begin Data records

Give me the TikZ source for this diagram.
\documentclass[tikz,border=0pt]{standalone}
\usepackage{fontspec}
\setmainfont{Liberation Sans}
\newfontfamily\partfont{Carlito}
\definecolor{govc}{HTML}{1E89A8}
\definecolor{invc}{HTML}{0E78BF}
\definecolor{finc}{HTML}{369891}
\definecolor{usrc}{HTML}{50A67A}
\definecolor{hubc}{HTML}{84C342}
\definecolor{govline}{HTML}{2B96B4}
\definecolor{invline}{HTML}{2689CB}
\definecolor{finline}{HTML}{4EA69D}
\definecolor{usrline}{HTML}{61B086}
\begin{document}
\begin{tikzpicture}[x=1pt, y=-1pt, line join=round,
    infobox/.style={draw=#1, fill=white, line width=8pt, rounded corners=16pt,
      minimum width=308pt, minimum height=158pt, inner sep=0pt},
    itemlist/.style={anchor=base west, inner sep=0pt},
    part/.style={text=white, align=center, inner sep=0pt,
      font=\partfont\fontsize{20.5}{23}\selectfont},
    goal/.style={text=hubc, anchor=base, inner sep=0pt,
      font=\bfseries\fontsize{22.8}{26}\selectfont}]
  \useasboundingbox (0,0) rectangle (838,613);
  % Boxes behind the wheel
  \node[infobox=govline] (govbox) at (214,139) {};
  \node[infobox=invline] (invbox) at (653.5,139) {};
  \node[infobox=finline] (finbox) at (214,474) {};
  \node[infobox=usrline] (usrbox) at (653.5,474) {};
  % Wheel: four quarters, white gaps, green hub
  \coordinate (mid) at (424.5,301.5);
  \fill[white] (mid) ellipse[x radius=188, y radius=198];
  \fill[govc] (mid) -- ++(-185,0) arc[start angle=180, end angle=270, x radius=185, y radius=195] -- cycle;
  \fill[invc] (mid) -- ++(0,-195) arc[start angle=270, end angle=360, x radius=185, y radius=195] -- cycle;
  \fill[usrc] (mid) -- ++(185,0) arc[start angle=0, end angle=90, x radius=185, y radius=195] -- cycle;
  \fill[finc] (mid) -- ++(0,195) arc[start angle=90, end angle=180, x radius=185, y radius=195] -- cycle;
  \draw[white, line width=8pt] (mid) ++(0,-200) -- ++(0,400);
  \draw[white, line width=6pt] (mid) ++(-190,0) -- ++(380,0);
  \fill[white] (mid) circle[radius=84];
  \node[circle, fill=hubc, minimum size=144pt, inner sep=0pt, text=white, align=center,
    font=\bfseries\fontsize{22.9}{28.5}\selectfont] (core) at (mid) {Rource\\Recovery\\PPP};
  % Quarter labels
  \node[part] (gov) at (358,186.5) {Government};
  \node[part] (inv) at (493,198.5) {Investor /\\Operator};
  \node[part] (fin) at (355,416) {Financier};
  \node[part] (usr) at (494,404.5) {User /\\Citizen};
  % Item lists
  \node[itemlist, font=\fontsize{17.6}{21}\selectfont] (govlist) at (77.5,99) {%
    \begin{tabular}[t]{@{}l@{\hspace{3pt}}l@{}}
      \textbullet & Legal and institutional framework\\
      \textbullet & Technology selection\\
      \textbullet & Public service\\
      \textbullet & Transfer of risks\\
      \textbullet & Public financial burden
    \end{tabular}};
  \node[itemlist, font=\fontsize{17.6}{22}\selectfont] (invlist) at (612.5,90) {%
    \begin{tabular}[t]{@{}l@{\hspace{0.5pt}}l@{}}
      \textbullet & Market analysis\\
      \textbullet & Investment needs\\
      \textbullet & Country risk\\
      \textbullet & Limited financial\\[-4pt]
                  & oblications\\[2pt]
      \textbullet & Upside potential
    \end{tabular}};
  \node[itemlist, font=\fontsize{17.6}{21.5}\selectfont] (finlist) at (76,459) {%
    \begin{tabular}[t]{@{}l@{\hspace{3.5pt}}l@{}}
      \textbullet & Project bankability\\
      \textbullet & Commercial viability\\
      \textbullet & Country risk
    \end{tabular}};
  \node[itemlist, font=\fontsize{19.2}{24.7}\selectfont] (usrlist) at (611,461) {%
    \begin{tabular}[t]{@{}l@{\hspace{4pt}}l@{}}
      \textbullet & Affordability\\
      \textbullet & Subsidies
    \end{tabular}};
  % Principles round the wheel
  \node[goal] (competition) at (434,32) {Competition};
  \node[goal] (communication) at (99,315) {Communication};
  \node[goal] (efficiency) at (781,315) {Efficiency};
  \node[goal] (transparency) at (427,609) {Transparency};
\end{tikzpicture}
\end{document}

end Data records
begin Data records

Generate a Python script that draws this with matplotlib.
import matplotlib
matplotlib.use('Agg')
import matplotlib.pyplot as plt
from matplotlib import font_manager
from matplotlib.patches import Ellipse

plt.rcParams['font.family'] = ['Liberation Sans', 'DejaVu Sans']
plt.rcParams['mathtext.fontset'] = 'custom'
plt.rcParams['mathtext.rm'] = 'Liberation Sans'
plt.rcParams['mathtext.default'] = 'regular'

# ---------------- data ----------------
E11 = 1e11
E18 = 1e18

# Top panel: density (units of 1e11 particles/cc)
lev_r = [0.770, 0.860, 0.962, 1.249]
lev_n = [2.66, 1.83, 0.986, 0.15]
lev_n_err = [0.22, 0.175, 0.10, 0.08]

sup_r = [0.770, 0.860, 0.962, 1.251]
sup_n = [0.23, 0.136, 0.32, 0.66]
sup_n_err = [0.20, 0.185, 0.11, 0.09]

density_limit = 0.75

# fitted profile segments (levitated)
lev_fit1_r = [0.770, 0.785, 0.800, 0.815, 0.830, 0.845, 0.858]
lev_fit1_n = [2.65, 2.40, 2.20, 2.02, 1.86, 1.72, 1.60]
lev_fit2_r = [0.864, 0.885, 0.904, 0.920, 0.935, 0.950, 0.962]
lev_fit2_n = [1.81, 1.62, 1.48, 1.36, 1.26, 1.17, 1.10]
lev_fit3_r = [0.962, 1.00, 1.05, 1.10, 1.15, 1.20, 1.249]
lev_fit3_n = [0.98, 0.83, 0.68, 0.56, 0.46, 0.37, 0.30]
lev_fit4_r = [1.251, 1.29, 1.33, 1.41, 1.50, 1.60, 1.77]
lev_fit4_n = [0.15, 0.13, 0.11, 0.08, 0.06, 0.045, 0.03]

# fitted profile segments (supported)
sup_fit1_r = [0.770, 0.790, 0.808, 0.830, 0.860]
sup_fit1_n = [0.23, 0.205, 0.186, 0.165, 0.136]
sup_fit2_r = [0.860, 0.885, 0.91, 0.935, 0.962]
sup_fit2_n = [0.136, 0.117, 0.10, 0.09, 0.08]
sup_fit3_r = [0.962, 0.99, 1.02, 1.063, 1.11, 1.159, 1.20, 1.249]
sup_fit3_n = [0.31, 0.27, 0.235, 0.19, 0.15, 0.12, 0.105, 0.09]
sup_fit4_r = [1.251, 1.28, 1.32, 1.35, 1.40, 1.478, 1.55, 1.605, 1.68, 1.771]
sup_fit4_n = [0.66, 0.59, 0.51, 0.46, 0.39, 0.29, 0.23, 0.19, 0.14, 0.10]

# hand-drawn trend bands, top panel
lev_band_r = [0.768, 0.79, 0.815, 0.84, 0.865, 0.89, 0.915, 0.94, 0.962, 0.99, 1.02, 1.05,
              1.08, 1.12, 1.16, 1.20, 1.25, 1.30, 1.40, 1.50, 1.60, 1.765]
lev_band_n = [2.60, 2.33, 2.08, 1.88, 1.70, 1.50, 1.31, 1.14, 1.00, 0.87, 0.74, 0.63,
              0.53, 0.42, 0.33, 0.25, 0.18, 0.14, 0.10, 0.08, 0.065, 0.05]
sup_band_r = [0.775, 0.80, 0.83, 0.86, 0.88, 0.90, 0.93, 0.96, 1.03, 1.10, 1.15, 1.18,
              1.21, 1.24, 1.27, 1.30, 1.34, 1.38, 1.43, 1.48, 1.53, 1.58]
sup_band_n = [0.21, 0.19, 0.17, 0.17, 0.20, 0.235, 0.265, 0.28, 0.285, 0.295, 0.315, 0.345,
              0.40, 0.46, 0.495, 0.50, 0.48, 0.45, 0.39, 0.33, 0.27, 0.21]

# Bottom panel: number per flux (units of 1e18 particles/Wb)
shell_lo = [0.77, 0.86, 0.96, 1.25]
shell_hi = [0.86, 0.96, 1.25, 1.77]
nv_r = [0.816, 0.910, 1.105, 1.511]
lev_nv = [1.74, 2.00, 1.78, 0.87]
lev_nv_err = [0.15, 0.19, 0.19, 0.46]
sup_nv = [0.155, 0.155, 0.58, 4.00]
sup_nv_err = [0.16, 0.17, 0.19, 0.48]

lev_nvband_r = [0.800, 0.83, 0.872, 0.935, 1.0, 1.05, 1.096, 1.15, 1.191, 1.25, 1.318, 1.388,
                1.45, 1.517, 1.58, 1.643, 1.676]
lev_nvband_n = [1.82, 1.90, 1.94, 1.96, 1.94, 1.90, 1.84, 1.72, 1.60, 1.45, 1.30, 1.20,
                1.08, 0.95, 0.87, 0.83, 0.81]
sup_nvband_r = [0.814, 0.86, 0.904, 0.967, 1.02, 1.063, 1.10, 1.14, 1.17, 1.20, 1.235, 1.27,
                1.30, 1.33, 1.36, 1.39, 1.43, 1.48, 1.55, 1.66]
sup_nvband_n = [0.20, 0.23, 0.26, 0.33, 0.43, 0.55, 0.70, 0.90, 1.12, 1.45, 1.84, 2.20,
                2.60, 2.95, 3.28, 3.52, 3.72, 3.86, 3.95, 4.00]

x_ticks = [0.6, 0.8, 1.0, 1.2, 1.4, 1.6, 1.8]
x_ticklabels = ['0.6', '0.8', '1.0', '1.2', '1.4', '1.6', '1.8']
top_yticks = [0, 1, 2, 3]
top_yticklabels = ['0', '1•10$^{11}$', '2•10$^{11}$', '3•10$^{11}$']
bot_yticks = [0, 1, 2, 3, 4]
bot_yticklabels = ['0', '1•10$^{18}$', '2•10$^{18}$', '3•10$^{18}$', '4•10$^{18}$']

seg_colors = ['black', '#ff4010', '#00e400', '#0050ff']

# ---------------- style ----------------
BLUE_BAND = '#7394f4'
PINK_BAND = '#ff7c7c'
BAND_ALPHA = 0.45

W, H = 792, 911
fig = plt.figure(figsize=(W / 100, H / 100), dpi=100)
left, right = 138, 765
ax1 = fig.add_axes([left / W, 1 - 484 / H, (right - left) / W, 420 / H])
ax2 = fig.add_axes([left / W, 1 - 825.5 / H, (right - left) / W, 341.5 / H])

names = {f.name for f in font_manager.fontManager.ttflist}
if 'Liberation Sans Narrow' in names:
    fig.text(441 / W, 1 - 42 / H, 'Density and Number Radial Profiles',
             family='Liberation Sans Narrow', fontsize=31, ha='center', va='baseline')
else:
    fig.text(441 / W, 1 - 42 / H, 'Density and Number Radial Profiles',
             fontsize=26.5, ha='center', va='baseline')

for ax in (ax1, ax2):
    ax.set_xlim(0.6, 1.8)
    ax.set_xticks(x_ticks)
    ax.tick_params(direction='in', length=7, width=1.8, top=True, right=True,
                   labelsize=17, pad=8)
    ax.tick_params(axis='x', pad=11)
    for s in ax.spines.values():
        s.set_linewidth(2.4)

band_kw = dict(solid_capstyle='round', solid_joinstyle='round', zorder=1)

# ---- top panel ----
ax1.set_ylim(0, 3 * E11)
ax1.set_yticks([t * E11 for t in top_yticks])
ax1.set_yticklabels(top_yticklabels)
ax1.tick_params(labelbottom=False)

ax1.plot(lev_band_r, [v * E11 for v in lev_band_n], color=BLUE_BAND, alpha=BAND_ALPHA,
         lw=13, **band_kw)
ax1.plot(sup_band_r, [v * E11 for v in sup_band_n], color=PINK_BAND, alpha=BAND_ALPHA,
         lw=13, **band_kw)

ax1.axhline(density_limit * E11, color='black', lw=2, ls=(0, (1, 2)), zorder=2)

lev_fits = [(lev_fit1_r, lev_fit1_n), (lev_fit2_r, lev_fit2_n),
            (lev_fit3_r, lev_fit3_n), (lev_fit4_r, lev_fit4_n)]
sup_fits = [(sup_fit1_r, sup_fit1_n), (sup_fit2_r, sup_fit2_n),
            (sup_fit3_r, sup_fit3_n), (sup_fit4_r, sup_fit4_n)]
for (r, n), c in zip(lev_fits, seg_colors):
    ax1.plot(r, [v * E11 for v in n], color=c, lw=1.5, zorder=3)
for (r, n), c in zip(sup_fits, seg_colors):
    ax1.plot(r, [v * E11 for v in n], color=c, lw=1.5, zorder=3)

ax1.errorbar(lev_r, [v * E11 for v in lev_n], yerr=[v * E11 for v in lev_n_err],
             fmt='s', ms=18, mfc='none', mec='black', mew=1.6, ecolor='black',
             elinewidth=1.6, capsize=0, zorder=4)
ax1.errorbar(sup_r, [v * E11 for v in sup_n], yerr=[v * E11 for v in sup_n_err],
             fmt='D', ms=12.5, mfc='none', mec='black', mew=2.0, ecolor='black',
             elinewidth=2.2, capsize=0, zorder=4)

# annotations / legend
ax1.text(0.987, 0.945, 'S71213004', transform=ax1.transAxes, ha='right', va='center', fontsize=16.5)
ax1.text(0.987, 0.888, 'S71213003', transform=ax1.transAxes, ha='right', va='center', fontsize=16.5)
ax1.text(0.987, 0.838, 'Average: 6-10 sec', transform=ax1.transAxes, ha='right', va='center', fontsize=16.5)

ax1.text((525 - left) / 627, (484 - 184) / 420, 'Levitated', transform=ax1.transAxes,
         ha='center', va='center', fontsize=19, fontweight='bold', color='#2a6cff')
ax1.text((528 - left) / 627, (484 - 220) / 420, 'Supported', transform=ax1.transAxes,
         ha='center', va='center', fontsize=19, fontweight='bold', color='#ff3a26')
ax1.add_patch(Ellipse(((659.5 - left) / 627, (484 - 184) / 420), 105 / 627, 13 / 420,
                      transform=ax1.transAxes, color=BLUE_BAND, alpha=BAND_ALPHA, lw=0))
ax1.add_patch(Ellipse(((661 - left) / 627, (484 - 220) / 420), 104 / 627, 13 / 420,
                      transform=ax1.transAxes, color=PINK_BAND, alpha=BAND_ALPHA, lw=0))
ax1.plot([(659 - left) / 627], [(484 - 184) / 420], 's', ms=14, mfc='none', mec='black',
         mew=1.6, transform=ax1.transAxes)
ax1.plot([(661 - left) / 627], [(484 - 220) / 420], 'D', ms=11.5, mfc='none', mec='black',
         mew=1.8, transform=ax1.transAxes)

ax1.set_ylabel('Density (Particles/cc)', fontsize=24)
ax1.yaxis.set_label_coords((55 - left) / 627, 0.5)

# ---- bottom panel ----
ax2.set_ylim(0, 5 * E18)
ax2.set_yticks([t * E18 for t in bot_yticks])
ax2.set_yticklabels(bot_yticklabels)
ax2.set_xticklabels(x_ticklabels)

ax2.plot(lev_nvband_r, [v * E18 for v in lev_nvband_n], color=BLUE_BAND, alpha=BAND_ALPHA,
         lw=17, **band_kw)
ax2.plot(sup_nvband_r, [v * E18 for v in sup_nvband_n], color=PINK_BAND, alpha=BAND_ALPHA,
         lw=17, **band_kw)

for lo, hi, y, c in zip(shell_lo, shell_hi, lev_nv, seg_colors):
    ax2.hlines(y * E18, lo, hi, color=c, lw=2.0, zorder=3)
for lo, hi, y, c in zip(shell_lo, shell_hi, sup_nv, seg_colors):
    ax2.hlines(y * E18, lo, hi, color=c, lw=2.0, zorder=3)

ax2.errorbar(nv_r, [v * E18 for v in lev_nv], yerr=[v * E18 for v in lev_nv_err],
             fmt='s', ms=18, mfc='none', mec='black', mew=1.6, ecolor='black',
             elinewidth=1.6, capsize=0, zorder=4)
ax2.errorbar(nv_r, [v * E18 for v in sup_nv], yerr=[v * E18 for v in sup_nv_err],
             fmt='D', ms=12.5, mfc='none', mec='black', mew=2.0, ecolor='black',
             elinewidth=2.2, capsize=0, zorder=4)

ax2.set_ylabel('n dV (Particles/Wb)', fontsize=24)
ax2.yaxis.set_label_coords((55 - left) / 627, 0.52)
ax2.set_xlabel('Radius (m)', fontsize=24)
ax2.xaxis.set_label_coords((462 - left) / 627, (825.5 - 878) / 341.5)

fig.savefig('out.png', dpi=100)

end Data records

*What the task asks*
Extract exactly the run of lines beginning at the line with "Generate a Python" and ending at the line with "lev_fit4_n = [0.15, 0.13, 0.11, 0.08, 0.06, 0.045, 0.03]", including both ends and nothing beyond them.

*Exercise result*
Generate a Python script that draws this with matplotlib.
import matplotlib
matplotlib.use('Agg')
import matplotlib.pyplot as plt
from matplotlib import font_manager
from matplotlib.patches import Ellipse

plt.rcParams['font.family'] = ['Liberation Sans', 'DejaVu Sans']
plt.rcParams['mathtext.fontset'] = 'custom'
plt.rcParams['mathtext.rm'] = 'Liberation Sans'
plt.rcParams['mathtext.default'] = 'regular'

# ---------------- data ----------------
E11 = 1e11
E18 = 1e18

# Top panel: density (units of 1e11 particles/cc)
lev_r = [0.770, 0.860, 0.962, 1.249]
lev_n = [2.66, 1.83, 0.986, 0.15]
lev_n_err = [0.22, 0.175, 0.10, 0.08]

sup_r = [0.770, 0.860, 0.962, 1.251]
sup_n = [0.23, 0.136, 0.32, 0.66]
sup_n_err = [0.20, 0.185, 0.11, 0.09]

density_limit = 0.75

# fitted profile segments (levitated)
lev_fit1_r = [0.770, 0.785, 0.800, 0.815, 0.830, 0.845, 0.858]
lev_fit1_n = [2.65, 2.40, 2.20, 2.02, 1.86, 1.72, 1.60]
lev_fit2_r = [0.864, 0.885, 0.904, 0.920, 0.935, 0.950, 0.962]
lev_fit2_n = [1.81, 1.62, 1.48, 1.36, 1.26, 1.17, 1.10]
lev_fit3_r = [0.962, 1.00, 1.05, 1.10, 1.15, 1.20, 1.249]
lev_fit3_n = [0.98, 0.83, 0.68, 0.56, 0.46, 0.37, 0.30]
lev_fit4_r = [1.251, 1.29, 1.33, 1.41, 1.50, 1.60, 1.77]
lev_fit4_n = [0.15, 0.13, 0.11, 0.08, 0.06, 0.045, 0.03]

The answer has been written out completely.